Quantum kinetic theory of vibrational heating and bond breaking by hot electrons

Abstract

A quantum kinetic theory of surface bond-breaking induced by laser-excited hot electrons is presented within a vibrational-heating mechanism, in which the fast electron-vibration energy transfer leads to heating and breaking of a local bond on the femtosecond scale. The theory consists of two related parts. The first part discusses generally the validity of the Pauli master equation in describing the dynamics of vibrational heating and reaction. Starting from the Liouville-equation formalism of the density matrix, a general kinetic equation is derived for the reduced density distribution of a bond coupled with a hot-electron bath. In the eigenstates representation, the diagonal approximation of this equation corresponds to the generalized Pauli master equation, while the off-diagonal part describes the quantum coherence effect beyond the master equation. For a bond with no initial coherence and weak electron-vibration coupling, the effect of the off-diagonal elements is negligible.
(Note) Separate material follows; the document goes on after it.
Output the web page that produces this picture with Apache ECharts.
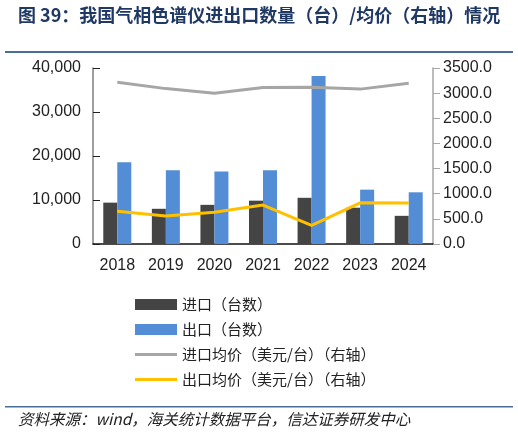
<!DOCTYPE html>
<html>
<head>
<meta charset="utf-8">
<script src="https://cdn.jsdelivr.net/npm/echarts@6/dist/echarts.min.js"></script>
<style>
html, body { margin: 0; padding: 0; background: #fff; }
#main { width: 518px; height: 432px; }
</style>
</head>
<body>
<div id="main"></div>
<script>
// 年份
var years = ['2018', '2019', '2020', '2021', '2022', '2023', '2024'];
// 进口、出口数量（台）
var importQty = [9400, 8000, 8900, 9850, 10500, 8250, 6400];
var exportQty = [18600, 16750, 16500, 16750, 38200, 12350, 11750];
// 进出口均价（美元/台），右轴
var importPrice = [3215, 3090, 3000, 3110, 3115, 3080, 3195];
var exportPrice = [650, 555, 630, 775, 370, 820, 815];

var chart = echarts.init(document.getElementById('main'));
var txt = '#222';
var lineIcon = 'path://M0,0 L42,0 L42,3 L0,3 Z';
var option = {
    backgroundColor: '#fff',
    animation: false,
    textStyle: { fontFamily: 'Liberation Sans, Arial, sans-serif' },
    graphic: [
        { type: 'text', left: 18, top: 6,
          style: { text: '图 39：我国气相色谱仪进出口数量（台）/均价（右轴）情况',
                   font: 'bold 18px "Noto Sans CJK SC", sans-serif', fill: '#1F3864' } },
        { type: 'rect', shape: { x: 5, y: 51, width: 508, height: 2 }, style: { fill: '#4A6E9C' } },
        { type: 'rect', shape: { x: 5, y: 406, width: 508, height: 1.5 }, style: { fill: '#4A6E9C' } },
        { type: 'text', left: 18, top: 411,
          style: { text: '资料来源：wind，海关统计数据平台，信达证券研发中心',
                   font: 'italic 15.5px "Noto Sans CJK SC", sans-serif', fill: txt } }
    ],
    grid: { left: 93, right: 85, top: 68, bottom: 188 },
    legend: {
        orient: 'vertical',
        left: 130,
        top: 292,
        itemWidth: 42,
        itemHeight: 11,
        itemGap: 10,
        textStyle: { fontSize: 15, color: txt, fontFamily: '"Noto Sans CJK SC", sans-serif' },
        data: [
            { name: '进口（台数）', icon: 'rect' },
            { name: '出口（台数）', icon: 'rect' },
            { name: '进口均价（美元/台）（右轴）', icon: lineIcon },
            { name: '出口均价（美元/台）（右轴）', icon: lineIcon }
        ]
    },
    xAxis: {
        type: 'category',
        data: years,
        axisLine: { lineStyle: { color: '#111', width: 1.5 } },
        axisTick: { inside: true, length: 6, lineStyle: { color: '#111' } },
        axisLabel: { fontSize: 16, color: txt, margin: 14 }
    },
    yAxis: [
        {
            type: 'value', min: 0, max: 40000, interval: 10000,
            splitLine: { show: false },
            axisLine: { show: true, lineStyle: { color: '#7F7F7F', width: 1.5 } },
            axisTick: { show: true, inside: true, length: 7, lineStyle: { color: '#222' } },
            axisLabel: {
                fontSize: 16, color: txt, margin: 12,
                formatter: function (v) { return v.toLocaleString('en-US'); }
            }
        },
        {
            type: 'value', min: 0, max: 3500, interval: 500,
            splitLine: { show: false },
            axisLine: { show: true, lineStyle: { color: '#A6A6A6', width: 1.5 } },
            axisTick: { show: true, length: 7, lineStyle: { color: '#A6A6A6' } },
            axisLabel: {
                fontSize: 16, color: txt, margin: 10,
                formatter: function (v) { return v.toFixed(1); }
            }
        }
    ],
    series: [
        {
            name: '进口（台数）', type: 'bar', data: importQty,
            barWidth: 14, barGap: '0%',
            itemStyle: { color: '#444444' }
        },
        {
            name: '出口（台数）', type: 'bar', data: exportQty,
            barWidth: 14,
            itemStyle: { color: '#538DD5' }
        },
        {
            name: '进口均价（美元/台）（右轴）', type: 'line', yAxisIndex: 1, data: importPrice,
            symbol: 'none', lineStyle: { color: '#A6A6A6', width: 3 }, itemStyle: { color: '#A6A6A6' }
        },
        {
            name: '出口均价（美元/台）（右轴）', type: 'line', yAxisIndex: 1, data: exportPrice,
            symbol: 'none', lineStyle: { color: '#FFC000', width: 3 }, itemStyle: { color: '#FFC000' }
        }
    ]
};
chart.setOption(option);
</script>
</body>
</html>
In the second part, the inelastic transition rates needed in the kinetic equations are derived both perturbatively and nonperturbatively in a resonance model of electron-vibration coupling. The general theory is applied to two examples: (i) C-O heating on Cu surface, where we compare the difference between quantum and classical descriptions, and demonstrate the importance of a quantum-mechanical model; and (ii) desorption of ${\mathrm{O}}_2$ from Pt(111) is studied as a model bond-breaking process, and the results are compared with recent experimental data.